There are several alternatives to the development of a system like AudioGene, but they have important limitations. For example, one option is to use either a mutation detection chip or a resequencing chip to screen all possible ADSNHL genes. We have piloted a mutation detection chip for Usher syndrome (APSER), but its sensitivity is only 0.70 and it does not obviate the need for confirmatory sequencing. For this reason, we have discontinued use of the ASPER chip for Usher syndrome patients in favor of a direct sequencing strategy. Resequencing chips would be a better option; however, there are also limitations with this approach. First, ADSNHL genes have been identified for less than half of the mapped loci making any chip incomplete,2 and second, many mutations are deletions and insertions. The detection of these mutations is more difficult and requires substantially more control hybridization experiments to determine baseline fluctuations in the hybridization specificities, thereby reducing chip sensitivity.28 Another option is to rank order candidate genes for mutation screening in small families segregating ADSNHL using the “naked-eye” to recognize audiometric similarities and dissimilarities. However, subtleties will be missed, data manipulation is limited and tedious, and as more ADSNHL genes are cloned, the problem of rank ordering becomes increasingly difficult. In contrast, with an algorithm-like AudioGene, greater amounts of data enhance performance.
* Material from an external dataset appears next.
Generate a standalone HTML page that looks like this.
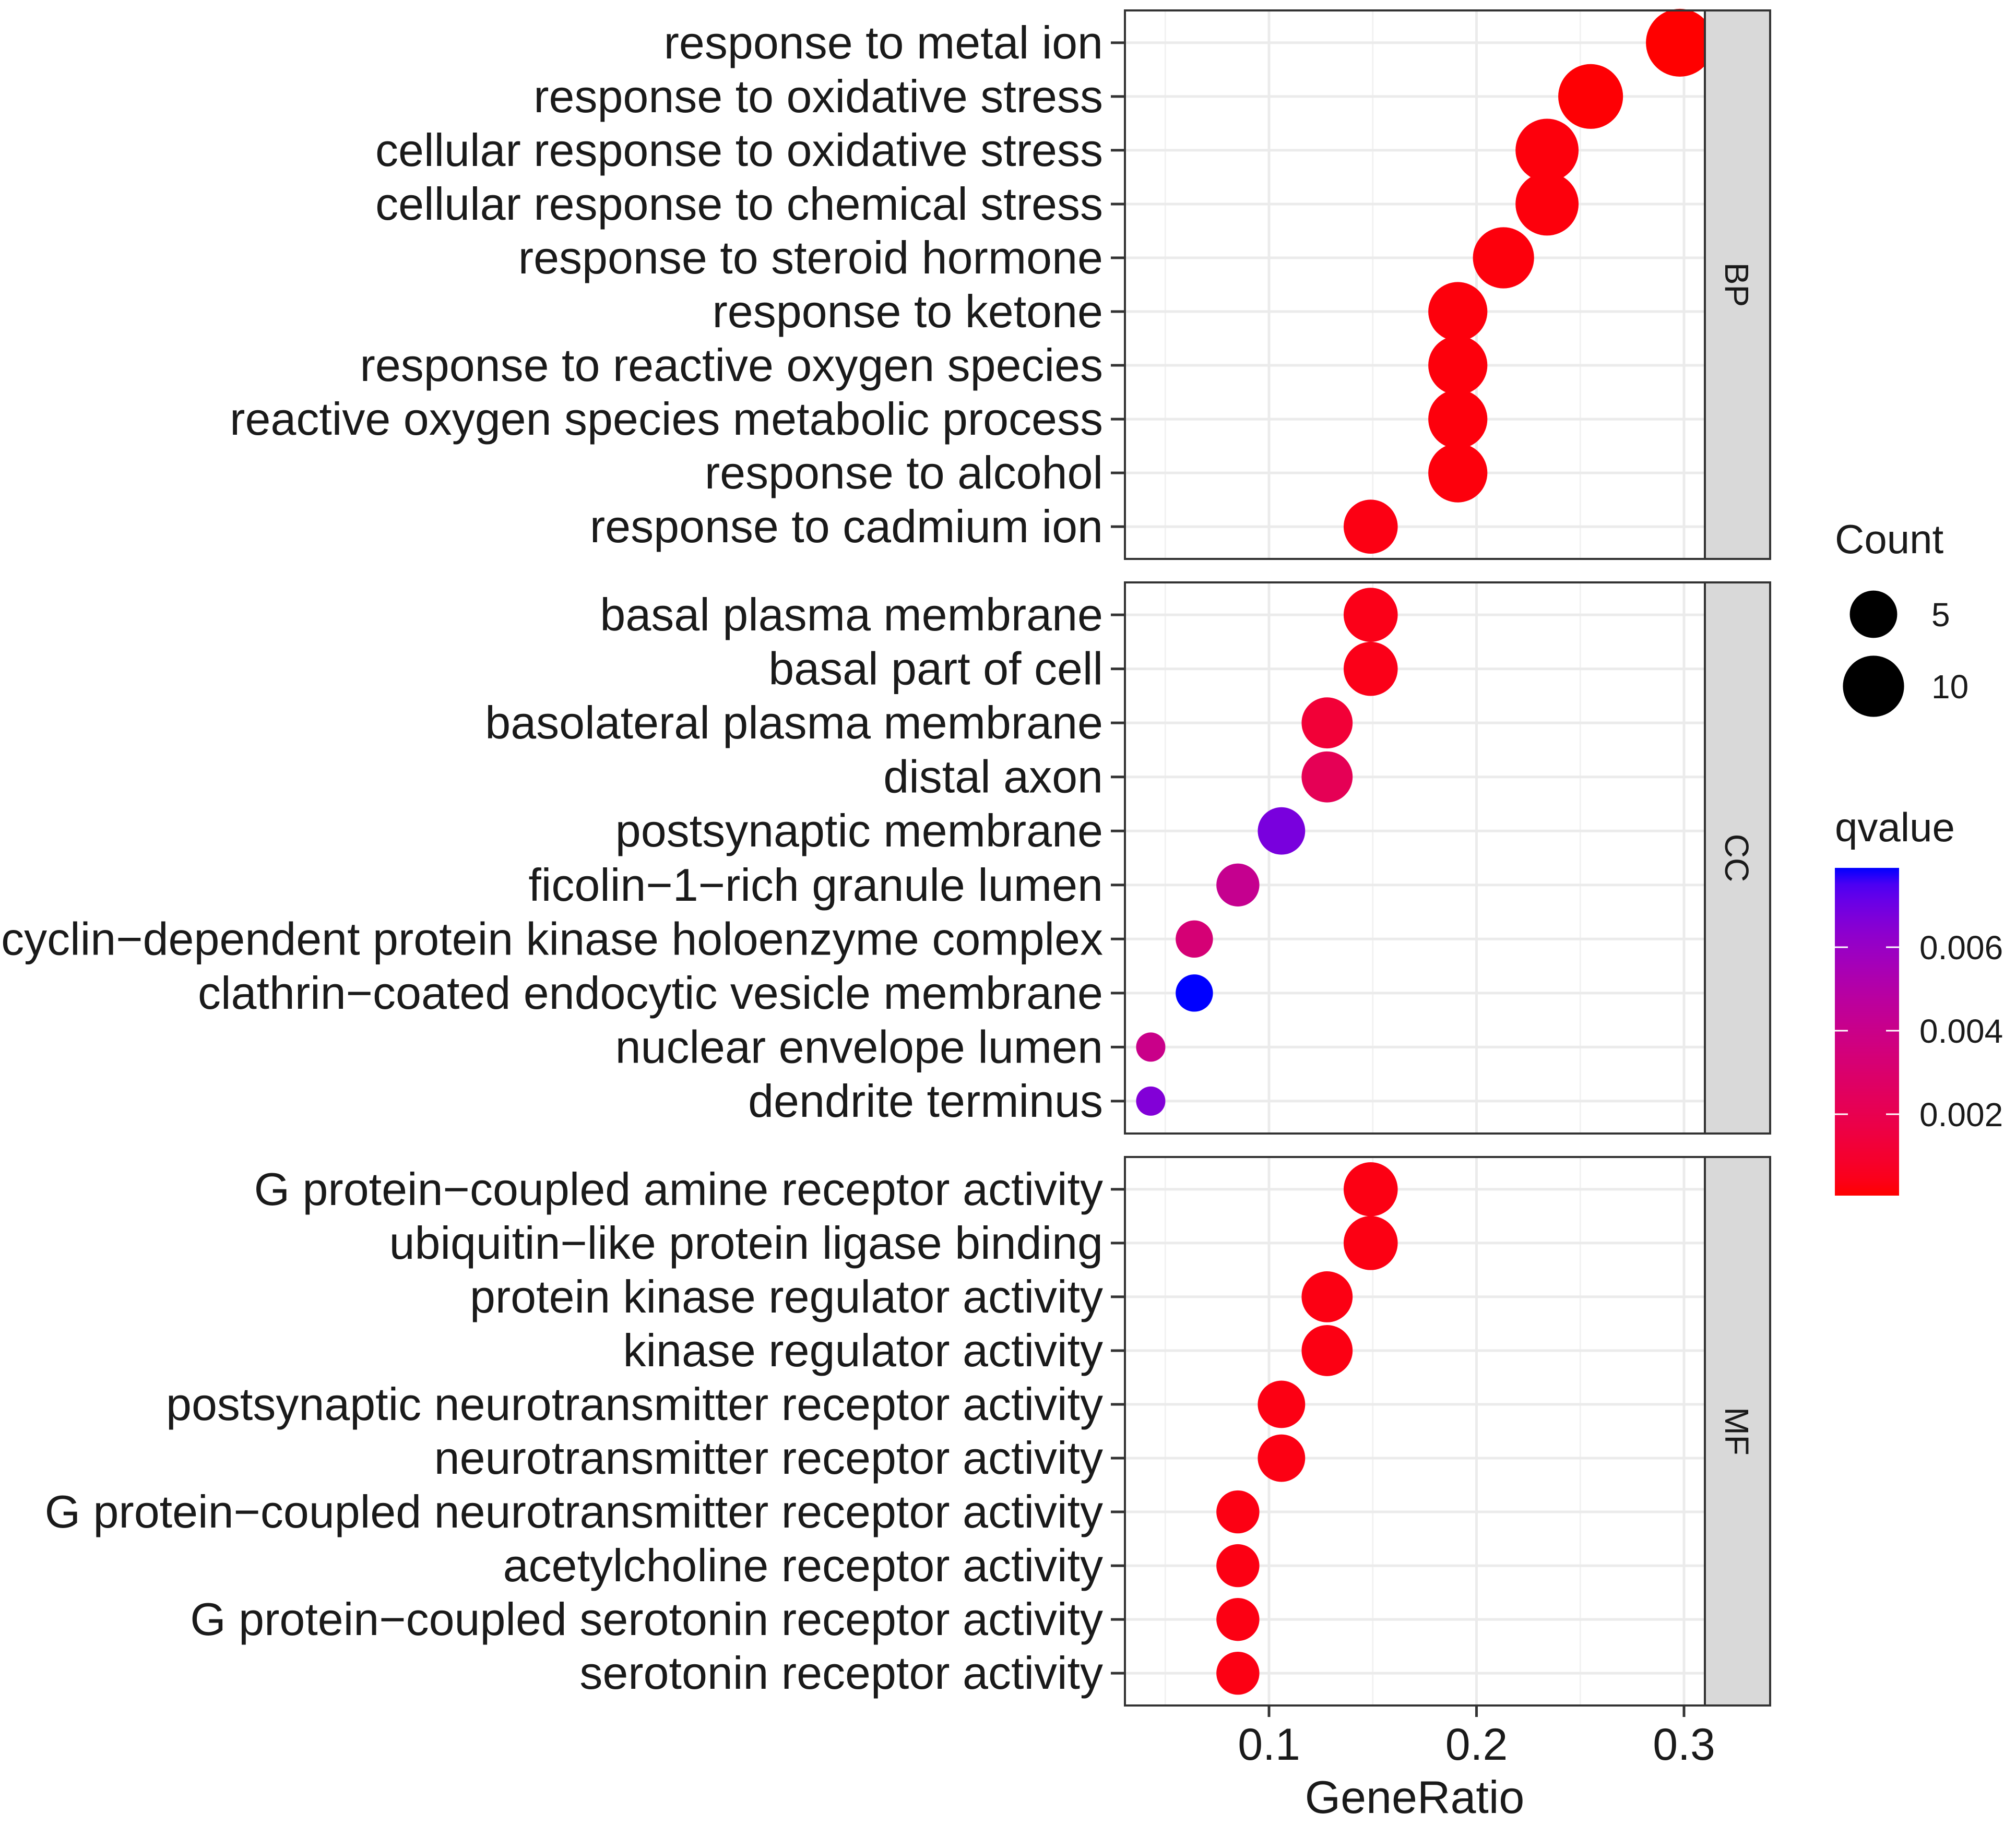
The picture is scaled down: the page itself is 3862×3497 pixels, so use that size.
<!DOCTYPE html>
<html><head><meta charset="utf-8"><style>
html,body{margin:0;padding:0;background:#fff;}
svg{display:block;font-family:"Liberation Sans",Arial,sans-serif;}
</style></head><body>
<svg id="chart" width="3862" height="3497" viewBox="0 0 3862 3497" xmlns="http://www.w3.org/2000/svg"></svg>
<script>
const facets = ["BP","CC","MF"];
const bpTerms = ["response to metal ion","response to oxidative stress","cellular response to oxidative stress","cellular response to chemical stress","response to steroid hormone","response to ketone","response to reactive oxygen species","reactive oxygen species metabolic process","response to alcohol","response to cadmium ion"];
const bpRatio = [0.298,0.255,0.234,0.234,0.213,0.191,0.191,0.191,0.191,0.149];
const bpCount = [14,12,11,11,10,9,9,9,9,7];
const bpQ = [0.00005,0.0001,0.0002,0.0002,0.0002,0.0002,0.0002,0.0002,0.0002,0.0003];
const ccTerms = ["basal plasma membrane","basal part of cell","basolateral plasma membrane","distal axon","postsynaptic membrane","ficolin\u22121\u2212rich granule lumen","cyclin\u2212dependent protein kinase holoenzyme complex","clathrin\u2212coated endocytic vesicle membrane","nuclear envelope lumen","dendrite terminus"];
const ccRatio = [0.149,0.149,0.128,0.128,0.106,0.085,0.064,0.064,0.043,0.043];
const ccCount = [7,7,6,6,5,4,3,3,2,2];
const ccQ = [0.0004,0.0004,0.0012,0.0022,0.0068,0.0042,0.0033,0.0079,0.004,0.0066];
const mfTerms = ["G protein\u2212coupled amine receptor activity","ubiquitin\u2212like protein ligase binding","protein kinase regulator activity","kinase regulator activity","postsynaptic neurotransmitter receptor activity","neurotransmitter receptor activity","G protein\u2212coupled neurotransmitter receptor activity","acetylcholine receptor activity","G protein\u2212coupled serotonin receptor activity","serotonin receptor activity"];
const mfRatio = [0.149,0.149,0.128,0.128,0.106,0.106,0.085,0.085,0.085,0.085];
const mfCount = [7,7,6,6,5,5,4,4,4,4];
const mfQ = [0.0003,0.0003,0.0003,0.0003,0.0003,0.0003,0.0003,0.0003,0.0003,0.0003];
const xTicks = [0.1,0.2,0.3];
const xMinor = [0.05,0.15,0.25];
const sizeBreaks = [5,10];
const qTicks = [0.002,0.004,0.006];
const qMin = 0.00005, qMax = 0.0079;

const NS="http://www.w3.org/2000/svg";
const svg=document.getElementById('chart');
function mk(tag,attrs,parent){const e=document.createElementNS(NS,tag);for(const k in attrs)e.setAttribute(k,attrs[k]);(parent||svg).appendChild(e);return e;}
const PL=2155, PR=3266, SR=3391;
const panels=[[20,1071],[1116,2172],[2217,3268]];
function xs(v){return 2431+(v-0.1)*3975;}
function dia(c){return 29.7+38*Math.log(c);}
function s2l(c){c/=255;return c<=0.04045?c/12.92:Math.pow((c+0.055)/1.055,2.4);}
function l2s(c){c=c<=0.0031308?12.92*c:1.055*Math.pow(c,1/2.4)-0.055;return Math.round(Math.max(0,Math.min(1,c))*255);}
function toLab(r,g,b){r=s2l(r);g=s2l(g);b=s2l(b);let X=(r*0.4124+g*0.3576+b*0.1805)/0.95047,Y=r*0.2126+g*0.7152+b*0.0722,Z=(r*0.0193+g*0.1192+b*0.9505)/1.08883;const f=t=>t>0.008856?Math.cbrt(t):7.787*t+16/116;X=f(X);Y=f(Y);Z=f(Z);return[116*Y-16,500*(X-Y),200*(Y-Z)];}
function fromLab(L,a,b){let Y=(L+16)/116,X=a/500+Y,Z=Y-b/200;const fi=t=>t*t*t>0.008856?t*t*t:(t-16/116)/7.787;X=fi(X)*0.95047;Y=fi(Y);Z=fi(Z)*1.08883;const r=X*3.2406+Y*-1.5372+Z*-0.4986,g=X*-0.9689+Y*1.8758+Z*0.0415,bb=X*0.0557+Y*-0.2040+Z*1.0570;return`rgb(${l2s(r)},${l2s(g)},${l2s(bb)})`;}
const LR=toLab(255,0,0),LB=toLab(0,0,255);
function col(q){let t=(q-qMin)/(qMax-qMin);t=Math.max(0,Math.min(1,t));return fromLab(LR[0]+(LB[0]-LR[0])*t,LR[1]+(LB[1]-LR[1])*t,LR[2]+(LB[2]-LR[2])*t);}

const data=[[bpTerms,bpRatio,bpCount,bpQ],[ccTerms,ccRatio,ccCount,ccQ],[mfTerms,mfRatio,mfCount,mfQ]];
data.forEach((d,pi)=>{
  const [top,bot]=panels[pi];const h=bot-top;const n=d[0].length;const step=h/(n+0.2);
  const g=mk('g',{});
  
  
  mk('rect',{x:PL,y:top,width:PR-PL,height:h,fill:'#fff'},g);
  xMinor.forEach(v=>{mk('line',{x1:xs(v),x2:xs(v),y1:top,y2:bot,stroke:'#f2f2f2','stroke-width':3},g);});
  xTicks.forEach(v=>{mk('line',{x1:xs(v),x2:xs(v),y1:top,y2:bot,stroke:'#ebebeb','stroke-width':5},g);});
  const ys=i=>top+(0.6+i)*step;
  d[0].forEach((t,i)=>{mk('line',{x1:PL,x2:PR,y1:ys(i),y2:ys(i),stroke:'#ebebeb','stroke-width':5},g);});
  d[0].forEach((t,i)=>{
    const c=mk('circle',{cx:xs(d[1][i]),cy:ys(i),r:dia(d[2][i])/2,fill:col(d[3][i])},g);
    
    
    mk('line',{x1:2128,x2:PL,y1:ys(i),y2:ys(i),stroke:'#333','stroke-width':5},g);
    const tx=mk('text',{x:2113,y:ys(i)+30,'text-anchor':'end','font-size':88,fill:'#1a1a1a'},g);
    tx.textContent=t;
    
    
  });
  mk('rect',{x:PR,y:top,width:SR-PR,height:h,fill:'#d9d9d9'},g);
  mk('rect',{x:PL,y:top,width:SR-PL,height:h,fill:'none',stroke:'#333','stroke-width':4},g);
  mk('line',{x1:PR,x2:PR,y1:top,y2:bot,stroke:'#333','stroke-width':4},g);
  const st=mk('text',{x:3305,y:(top+bot)/2,'text-anchor':'middle','font-size':64,fill:'#1a1a1a',transform:`rotate(90 3305 ${(top+bot)/2})`},g);
  st.textContent=facets[pi];
  
  
});
xTicks.forEach(v=>{
  mk('line',{x1:xs(v),x2:xs(v),y1:3268,y2:3290,stroke:'#333','stroke-width':5});
  const t=mk('text',{x:xs(v),y:3372,'text-anchor':'middle','font-size':86,fill:'#1a1a1a'});
  t.textContent=String(v);
  
  
});
const xt=mk('text',{x:2710,y:3474,'text-anchor':'middle','font-size':88,fill:'#1a1a1a'});
xt.textContent='GeneRatio';


const ct=mk('text',{x:3515,y:1060,'font-size':78,fill:'#1a1a1a'});ct.textContent='Count';


const legY=[1177,1315];
sizeBreaks.forEach((b,i)=>{
  const c=mk('circle',{cx:3589,cy:legY[i],r:dia(b)/2,fill:'#000'});
  
  
  const t=mk('text',{x:3700,y:legY[i]+23,'font-size':64,fill:'#1a1a1a'});t.textContent=String(b);
  
  
});
const qt=mk('text',{x:3515,y:1612,'font-size':78,fill:'#1a1a1a'});qt.textContent='qvalue';


const CBT=1663,CBB=2291,CBL=3515,CBR=3638;
const defs=mk('defs',{});const lg=mk('linearGradient',{id:'qg',x1:0,y1:1,x2:0,y2:0},defs);
for(let i=0;i<=20;i++){mk('stop',{offset:i/20,'stop-color':col(qMin+(qMax-qMin)*i/20)},lg);}
const cb=mk('rect',{x:CBL,y:CBT,width:CBR-CBL,height:CBB-CBT,fill:'url(#qg)'});


const qy=q=>CBB-(q-qMin)/(qMax-qMin)*(CBB-CBT);
qTicks.forEach(q=>{
  mk('line',{x1:CBL,x2:CBL+25,y1:qy(q),y2:qy(q),stroke:'#fff','stroke-width':3});
  mk('line',{x1:CBR-25,x2:CBR,y1:qy(q),y2:qy(q),stroke:'#fff','stroke-width':3});
  const t=mk('text',{x:3677,y:qy(q)+23,'font-size':64,fill:'#1a1a1a'});t.textContent=q.toFixed(3);
  
  
});
</script>
</body></html>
In summary, we have developed a novel audioprofiling system, AudioGene v2.0 that can predict genotypic information from audiometric data. We have demonstrated the feasibility of this approach by analyzing ADSNHL families with high-frequency hearing loss. Genetic analysis of the families we studied with AudioGene v2.0 confirms the accuracy of the program as three novel mutations in KCNQ4 were identified. We therefore believe that a system like AudioGene will represent an important tool to researchers who are focusing on the identification of novel ADSNHL loci, to clinicians who care for deaf families, and to clinical diagnostic laboratories that offer mutation screening for deafness. To this end, AudioGene software will be made freely available to clinicians and researchers once it has been validated for all genes in the training set.